Beautiful Lives: Priests, Beauticians, and Performance of Islamic Piety in a Non-Gendered Economy in South Sulawesi, Indonesia
- Author(s): Umar, Umar
- Advisor(s): Tiwon, Sylvia
- et al.
The dissertation unravels how the indigenous transgender identity of the bissu experiences reconfigurations within the Indonesian modern culture dominated by Islamic heterosexual norm.
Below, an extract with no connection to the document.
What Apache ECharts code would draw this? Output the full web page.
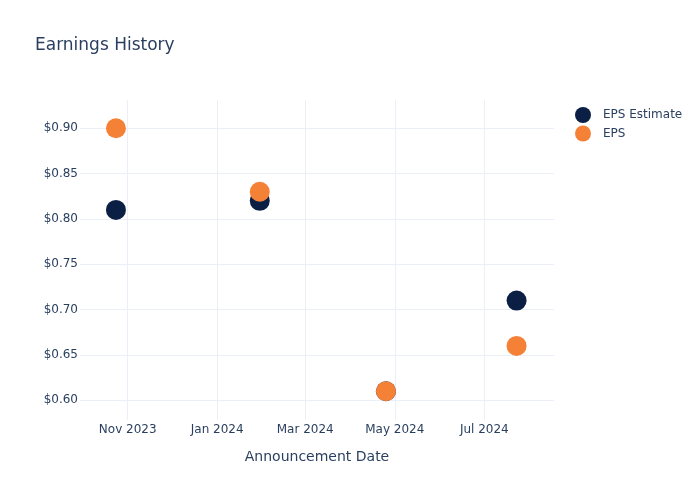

Based on the data collected from the field research in South Sulawesi, Indonesia, archival research in the Netherlands, and media research, the dissertation traces the inflections of bissu identity at the intersection between local traditions and the emergent modern spectator community, artistic experimentation, global culture industry, and homosexual movement in the aftermath of Suharto’s fall in 1998. Within this multicultural network, the indigenous identity of the bissu constitutes a paradox in which the convergence between the bissu traditional practices and modern artistic practices transcends the bissu’s distinct transgender position from its local reality and engenders a discursive and social space that allows the bissu to overcome the constraint of Islamic heterosexual norm and to provide a cultural and historical register for the urban transgender groups to claim their local cultural root. The location of the bissu indigeneity and transgender identity lies within the dynamic interactions among the bissu, the state, and culture industry, in which moral sentiments and aesthetic sensibility emerge in their distinct forms. The research poses a critique against the failure of the mainstream narratives to address the emerging moral space the bissu inhabit. The space, which I call a spiritual aesthetic space, contains disparate religious and cultural elements as the bissu unite three strands of identity: transgender, Islamic, and indigenous.